◆ Request:
What follows is a set of entries. Give them again exactly, without the pictures.

◆ Data excerpts:
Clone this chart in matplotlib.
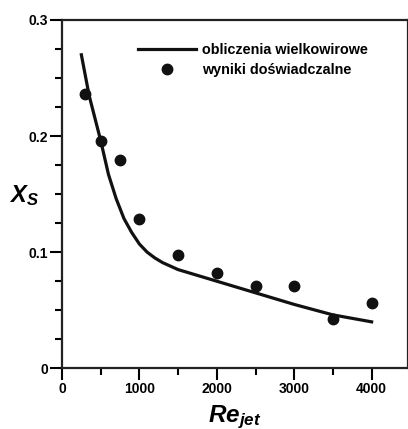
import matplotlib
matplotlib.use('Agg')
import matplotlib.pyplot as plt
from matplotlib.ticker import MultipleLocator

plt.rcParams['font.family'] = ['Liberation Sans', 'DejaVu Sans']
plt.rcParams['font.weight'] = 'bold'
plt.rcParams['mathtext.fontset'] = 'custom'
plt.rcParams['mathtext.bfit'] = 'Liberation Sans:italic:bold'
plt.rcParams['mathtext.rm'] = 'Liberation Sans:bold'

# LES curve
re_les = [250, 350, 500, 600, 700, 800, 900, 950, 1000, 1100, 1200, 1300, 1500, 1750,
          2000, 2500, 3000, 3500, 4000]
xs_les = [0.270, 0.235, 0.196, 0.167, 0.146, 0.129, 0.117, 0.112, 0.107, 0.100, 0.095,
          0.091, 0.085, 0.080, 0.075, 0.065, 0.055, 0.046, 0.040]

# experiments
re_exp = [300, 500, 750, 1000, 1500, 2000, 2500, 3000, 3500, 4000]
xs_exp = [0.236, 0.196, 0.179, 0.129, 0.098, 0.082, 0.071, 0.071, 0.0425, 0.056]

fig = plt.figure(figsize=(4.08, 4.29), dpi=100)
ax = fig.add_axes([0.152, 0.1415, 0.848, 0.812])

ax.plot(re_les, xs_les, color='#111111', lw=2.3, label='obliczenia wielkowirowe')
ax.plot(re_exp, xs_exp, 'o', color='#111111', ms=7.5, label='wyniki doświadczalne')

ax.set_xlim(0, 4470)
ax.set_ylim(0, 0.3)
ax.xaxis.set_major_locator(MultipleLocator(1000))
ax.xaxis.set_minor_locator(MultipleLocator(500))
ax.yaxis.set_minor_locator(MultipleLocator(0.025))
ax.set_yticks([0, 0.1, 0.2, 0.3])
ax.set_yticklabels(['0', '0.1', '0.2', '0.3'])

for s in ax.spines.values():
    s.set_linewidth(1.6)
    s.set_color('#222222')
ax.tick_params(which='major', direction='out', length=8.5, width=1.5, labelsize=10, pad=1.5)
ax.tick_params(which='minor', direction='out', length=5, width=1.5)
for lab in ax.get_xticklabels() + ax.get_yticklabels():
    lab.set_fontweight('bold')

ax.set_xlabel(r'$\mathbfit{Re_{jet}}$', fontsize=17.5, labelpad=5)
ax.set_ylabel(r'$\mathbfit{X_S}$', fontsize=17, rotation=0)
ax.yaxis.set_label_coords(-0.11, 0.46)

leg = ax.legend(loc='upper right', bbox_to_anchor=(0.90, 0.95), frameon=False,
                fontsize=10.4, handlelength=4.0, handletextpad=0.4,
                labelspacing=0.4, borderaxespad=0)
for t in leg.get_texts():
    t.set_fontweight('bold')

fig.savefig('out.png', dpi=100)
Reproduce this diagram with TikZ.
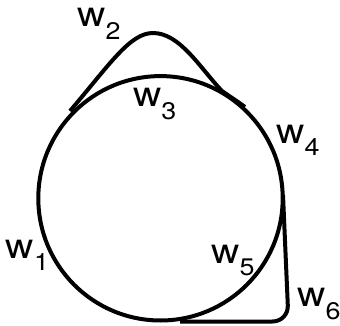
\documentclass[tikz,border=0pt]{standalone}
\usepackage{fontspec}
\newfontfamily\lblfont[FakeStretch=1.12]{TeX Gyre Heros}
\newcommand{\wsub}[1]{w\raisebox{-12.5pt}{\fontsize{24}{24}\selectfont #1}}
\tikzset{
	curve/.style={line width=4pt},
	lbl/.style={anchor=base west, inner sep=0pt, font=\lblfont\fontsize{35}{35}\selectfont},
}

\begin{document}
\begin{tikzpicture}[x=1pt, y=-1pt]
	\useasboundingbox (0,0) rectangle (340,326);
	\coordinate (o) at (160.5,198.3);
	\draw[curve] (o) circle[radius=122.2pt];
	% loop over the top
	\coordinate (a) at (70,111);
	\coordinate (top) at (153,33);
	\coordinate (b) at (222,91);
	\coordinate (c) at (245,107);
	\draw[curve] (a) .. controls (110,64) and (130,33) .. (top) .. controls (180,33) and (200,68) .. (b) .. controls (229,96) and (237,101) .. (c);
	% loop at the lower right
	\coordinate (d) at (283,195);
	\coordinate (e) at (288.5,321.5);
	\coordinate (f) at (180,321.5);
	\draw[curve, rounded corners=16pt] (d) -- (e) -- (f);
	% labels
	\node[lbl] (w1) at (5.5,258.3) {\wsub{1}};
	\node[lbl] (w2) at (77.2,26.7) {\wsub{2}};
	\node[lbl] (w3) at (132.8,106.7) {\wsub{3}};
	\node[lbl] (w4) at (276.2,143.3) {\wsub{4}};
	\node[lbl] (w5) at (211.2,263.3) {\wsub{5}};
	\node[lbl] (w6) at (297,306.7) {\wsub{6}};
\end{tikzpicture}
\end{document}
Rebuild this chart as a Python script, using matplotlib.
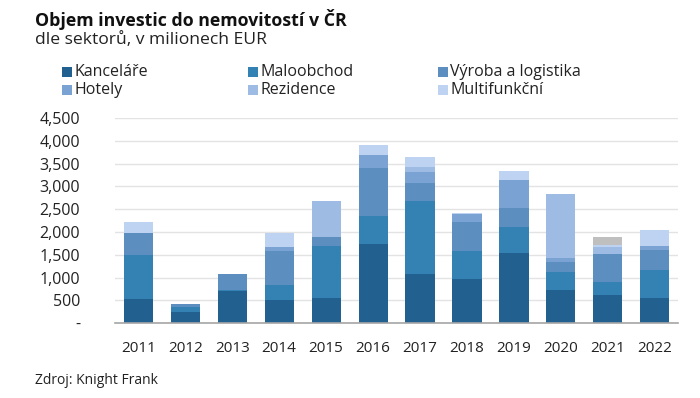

◆ Solution to this problem:
Clone this chart in matplotlib.
import matplotlib
matplotlib.use('Agg')
import matplotlib.pyplot as plt
from matplotlib.ticker import MultipleLocator

plt.rcParams['font.family'] = ['Liberation Sans', 'DejaVu Sans']
plt.rcParams['font.weight'] = 'bold'
plt.rcParams['mathtext.fontset'] = 'custom'
plt.rcParams['mathtext.bfit'] = 'Liberation Sans:italic:bold'
plt.rcParams['mathtext.rm'] = 'Liberation Sans:bold'

# LES curve
re_les = [250, 350, 500, 600, 700, 800, 900, 950, 1000, 1100, 1200, 1300, 1500, 1750,
          2000, 2500, 3000, 3500, 4000]
xs_les = [0.270, 0.235, 0.196, 0.167, 0.146, 0.129, 0.117, 0.112, 0.107, 0.100, 0.095,
          0.091, 0.085, 0.080, 0.075, 0.065, 0.055, 0.046, 0.040]

# experiments
re_exp = [300, 500, 750, 1000, 1500, 2000, 2500, 3000, 3500, 4000]
xs_exp = [0.236, 0.196, 0.179, 0.129, 0.098, 0.082, 0.071, 0.071, 0.0425, 0.056]

fig = plt.figure(figsize=(4.08, 4.29), dpi=100)
ax = fig.add_axes([0.152, 0.1415, 0.848, 0.812])

ax.plot(re_les, xs_les, color='#111111', lw=2.3, label='obliczenia wielkowirowe')
ax.plot(re_exp, xs_exp, 'o', color='#111111', ms=7.5, label='wyniki doświadczalne')

ax.set_xlim(0, 4470)
ax.set_ylim(0, 0.3)
ax.xaxis.set_major_locator(MultipleLocator(1000))
ax.xaxis.set_minor_locator(MultipleLocator(500))
ax.yaxis.set_minor_locator(MultipleLocator(0.025))
ax.set_yticks([0, 0.1, 0.2, 0.3])
ax.set_yticklabels(['0', '0.1', '0.2', '0.3'])

for s in ax.spines.values():
    s.set_linewidth(1.6)
    s.set_color('#222222')
ax.tick_params(which='major', direction='out', length=8.5, width=1.5, labelsize=10, pad=1.5)
ax.tick_params(which='minor', direction='out', length=5, width=1.5)
for lab in ax.get_xticklabels() + ax.get_yticklabels():
    lab.set_fontweight('bold')

ax.set_xlabel(r'$\mathbfit{Re_{jet}}$', fontsize=17.5, labelpad=5)
ax.set_ylabel(r'$\mathbfit{X_S}$', fontsize=17, rotation=0)
ax.yaxis.set_label_coords(-0.11, 0.46)

leg = ax.legend(loc='upper right', bbox_to_anchor=(0.90, 0.95), frameon=False,
                fontsize=10.4, handlelength=4.0, handletextpad=0.4,
                labelspacing=0.4, borderaxespad=0)
for t in leg.get_texts():
    t.set_fontweight('bold')

fig.savefig('out.png', dpi=100)
Reproduce this diagram with TikZ.
\documentclass[tikz,border=0pt]{standalone}
\usepackage{fontspec}
\newfontfamily\lblfont[FakeStretch=1.12]{TeX Gyre Heros}
\newcommand{\wsub}[1]{w\raisebox{-12.5pt}{\fontsize{24}{24}\selectfont #1}}
\tikzset{
	curve/.style={line width=4pt},
	lbl/.style={anchor=base west, inner sep=0pt, font=\lblfont\fontsize{35}{35}\selectfont},
}

\begin{document}
\begin{tikzpicture}[x=1pt, y=-1pt]
	\useasboundingbox (0,0) rectangle (340,326);
	\coordinate (o) at (160.5,198.3);
	\draw[curve] (o) circle[radius=122.2pt];
	% loop over the top
	\coordinate (a) at (70,111);
	\coordinate (top) at (153,33);
	\coordinate (b) at (222,91);
	\coordinate (c) at (245,107);
	\draw[curve] (a) .. controls (110,64) and (130,33) .. (top) .. controls (180,33) and (200,68) .. (b) .. controls (229,96) and (237,101) .. (c);
	% loop at the lower right
	\coordinate (d) at (283,195);
	\coordinate (e) at (288.5,321.5);
	\coordinate (f) at (180,321.5);
	\draw[curve, rounded corners=16pt] (d) -- (e) -- (f);
	% labels
	\node[lbl] (w1) at (5.5,258.3) {\wsub{1}};
	\node[lbl] (w2) at (77.2,26.7) {\wsub{2}};
	\node[lbl] (w3) at (132.8,106.7) {\wsub{3}};
	\node[lbl] (w4) at (276.2,143.3) {\wsub{4}};
	\node[lbl] (w5) at (211.2,263.3) {\wsub{5}};
	\node[lbl] (w6) at (297,306.7) {\wsub{6}};
\end{tikzpicture}
\end{document}
Rebuild this chart as a Python script, using matplotlib.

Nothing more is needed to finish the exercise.